Objective: Omit all pictures. Copy the rest of the material exactly.

Data segment:
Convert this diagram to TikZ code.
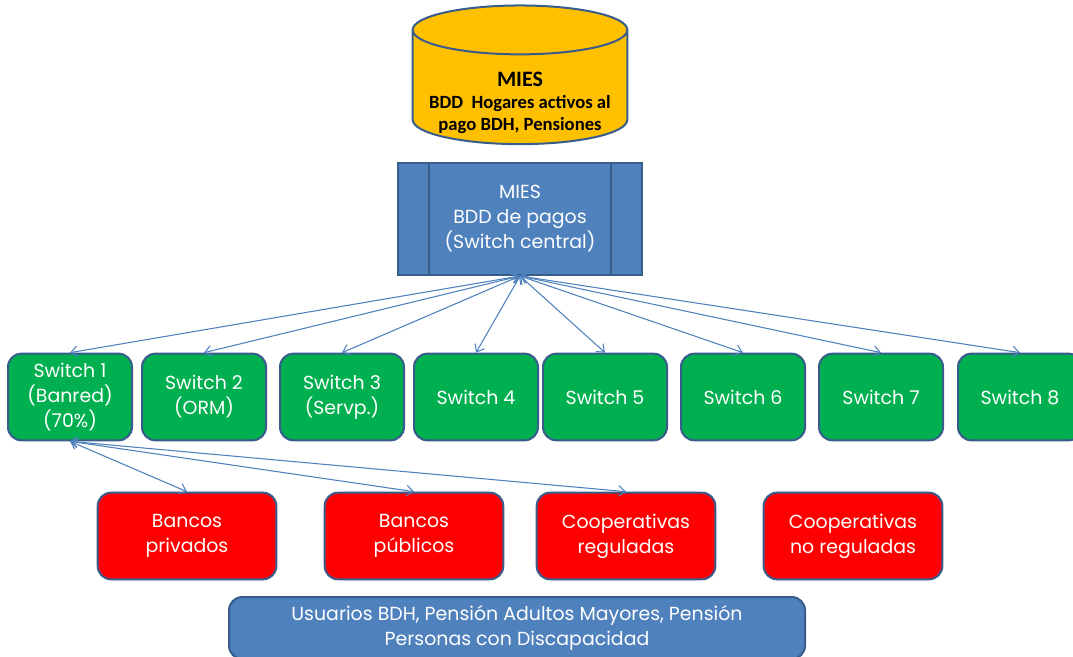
\documentclass[tikz,border=0pt]{standalone}
\usepackage{fontspec}
\setmainfont{Poppins}
\newfontfamily\calfont{Carlito}
\usetikzlibrary{arrows.meta,shapes.geometric}
\definecolor{mblue}{HTML}{4F81BD}
\definecolor{mborder}{HTML}{385D8A}
\definecolor{mgreen}{HTML}{00B050}
\definecolor{mred}{HTML}{FF0000}
\definecolor{myellow}{HTML}{FFC000}
\tikzstyle{boxtext} = [text=white, align=center, font=\fontsize{14.2}{18.75}\selectfont]
\tikzstyle{switch} = [boxtext, draw=mborder, fill=mgreen, line width=1.5pt,
    rounded corners=10pt, minimum width=93pt, minimum height=65pt]
\tikzstyle{entity} = [boxtext, draw=mborder, fill=mred, line width=1.5pt,
    rounded corners=10pt, minimum width=134pt, minimum height=65pt]
\tikzstyle{bluebox} = [boxtext, draw=mborder, fill=mblue, line width=1.5pt]
\tikzstyle{link} = [<->, draw=mblue, line width=0.8pt]

\begin{document}
\begin{tikzpicture}[x=0.75pt,y=-0.75pt,>={Straight Barb[length=5pt,width=8pt]}]
    \useasboundingbox (0,0) rectangle (1073,656);
    % base de datos
    \node [cylinder, shape border rotate=90, draw=mborder, fill=myellow, line width=1.5pt,
        minimum width=161pt, minimum height=104pt, aspect=5.5] (mies) at (520,91) {};
    \node [align=center, font=\calfont\bfseries\fontsize{14}{16.5}\selectfont] (miestext) at (520,103)
        {{\fontsize{16.5}{18}\selectfont MIES}\\BDD\ \ Hogares activos al\\pago BDH, Pensiones};
    % switch central
    \node [bluebox, minimum width=183pt, minimum height=84pt] (central) at (520,219)
        {MIES\\BDD de pagos\\(Switch central)};
    \draw [mborder, line width=1.5pt] ([xshift=24pt]central.north west) -- ([xshift=24pt]central.south west);
    \draw [mborder, line width=1.5pt] ([xshift=-24pt]central.north east) -- ([xshift=-24pt]central.south east);
    % switches
    \node [switch] (sw1) at (70,397) {Switch 1\\(Banred)\\(70\%)};
    \node [switch] (sw2) at (204,397) {Switch 2\\(ORM)};
    \node [switch] (sw3) at (342,397) {Switch 3\\(Servp.)};
    \node [switch] (sw4) at (476,397) {Switch 4};
    \node [switch] (sw5) at (605,397) {Switch 5};
    \node [switch] (sw6) at (743,397) {Switch 6};
    \node [switch] (sw7) at (881,397) {Switch 7};
    \node [switch] (sw8) at (1020,397) {Switch 8};
    % entidades
    \node [entity] (privados) at (187,536) {Bancos\\privados};
    \node [entity] (publicos) at (414,536) {Bancos\\públicos};
    \node [entity] (coopreg) at (626,536) {Cooperativas\\reguladas};
    \node [entity] (coopnoreg) at (853,536) {Cooperativas\\no reguladas};
    \node [bluebox, rounded corners=10pt, minimum width=432pt, minimum height=46.5pt] (usuarios) at (517,628)
        {Usuarios BDH, Pensión Adultos Mayores, Pensión\\Personas con Discapacidad};
    % conexiones
    \foreach \s in {sw1,sw2,sw3,sw4,sw5,sw6,sw7,sw8}
        \draw [link] (central.south) -- (\s.north);
    \foreach \e in {privados,publicos,coopreg}
        \draw [link] (sw1.south) -- (\e.north);
\end{tikzpicture}
\end{document}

Written solution:
Convert this diagram to TikZ code.
\documentclass[tikz,border=0pt]{standalone}
\usepackage{fontspec}
\setmainfont{Poppins}
\newfontfamily\calfont{Carlito}
\usetikzlibrary{arrows.meta,shapes.geometric}
\definecolor{mblue}{HTML}{4F81BD}
\definecolor{mborder}{HTML}{385D8A}
\definecolor{mgreen}{HTML}{00B050}
\definecolor{mred}{HTML}{FF0000}
\definecolor{myellow}{HTML}{FFC000}
\tikzstyle{boxtext} = [text=white, align=center, font=\fontsize{14.2}{18.75}\selectfont]
\tikzstyle{switch} = [boxtext, draw=mborder, fill=mgreen, line width=1.5pt,
    rounded corners=10pt, minimum width=93pt, minimum height=65pt]
\tikzstyle{entity} = [boxtext, draw=mborder, fill=mred, line width=1.5pt,
    rounded corners=10pt, minimum width=134pt, minimum height=65pt]
\tikzstyle{bluebox} = [boxtext, draw=mborder, fill=mblue, line width=1.5pt]
\tikzstyle{link} = [<->, draw=mblue, line width=0.8pt]

\begin{document}
\begin{tikzpicture}[x=0.75pt,y=-0.75pt,>={Straight Barb[length=5pt,width=8pt]}]
    \useasboundingbox (0,0) rectangle (1073,656);
    % base de datos
    \node [cylinder, shape border rotate=90, draw=mborder, fill=myellow, line width=1.5pt,
        minimum width=161pt, minimum height=104pt, aspect=5.5] (mies) at (520,91) {};
    \node [align=center, font=\calfont\bfseries\fontsize{14}{16.5}\selectfont] (miestext) at (520,103)
        {{\fontsize{16.5}{18}\selectfont MIES}\\BDD\ \ Hogares activos al\\pago BDH, Pensiones};
    % switch central
    \node [bluebox, minimum width=183pt, minimum height=84pt] (central) at (520,219)
        {MIES\\BDD de pagos\\(Switch central)};
    \draw [mborder, line width=1.5pt] ([xshift=24pt]central.north west) -- ([xshift=24pt]central.south west);
    \draw [mborder, line width=1.5pt] ([xshift=-24pt]central.north east) -- ([xshift=-24pt]central.south east);
    % switches
    \node [switch] (sw1) at (70,397) {Switch 1\\(Banred)\\(70\%)};
    \node [switch] (sw2) at (204,397) {Switch 2\\(ORM)};
    \node [switch] (sw3) at (342,397) {Switch 3\\(Servp.)};
    \node [switch] (sw4) at (476,397) {Switch 4};
    \node [switch] (sw5) at (605,397) {Switch 5};
    \node [switch] (sw6) at (743,397) {Switch 6};
    \node [switch] (sw7) at (881,397) {Switch 7};
    \node [switch] (sw8) at (1020,397) {Switch 8};
    % entidades
    \node [entity] (privados) at (187,536) {Bancos\\privados};
    \node [entity] (publicos) at (414,536) {Bancos\\públicos};
    \node [entity] (coopreg) at (626,536) {Cooperativas\\reguladas};
    \node [entity] (coopnoreg) at (853,536) {Cooperativas\\no reguladas};
    \node [bluebox, rounded corners=10pt, minimum width=432pt, minimum height=46.5pt] (usuarios) at (517,628)
        {Usuarios BDH, Pensión Adultos Mayores, Pensión\\Personas con Discapacidad};
    % conexiones
    \foreach \s in {sw1,sw2,sw3,sw4,sw5,sw6,sw7,sw8}
        \draw [link] (central.south) -- (\s.north);
    \foreach \e in {privados,publicos,coopreg}
        \draw [link] (sw1.south) -- (\e.north);
\end{tikzpicture}
\end{document}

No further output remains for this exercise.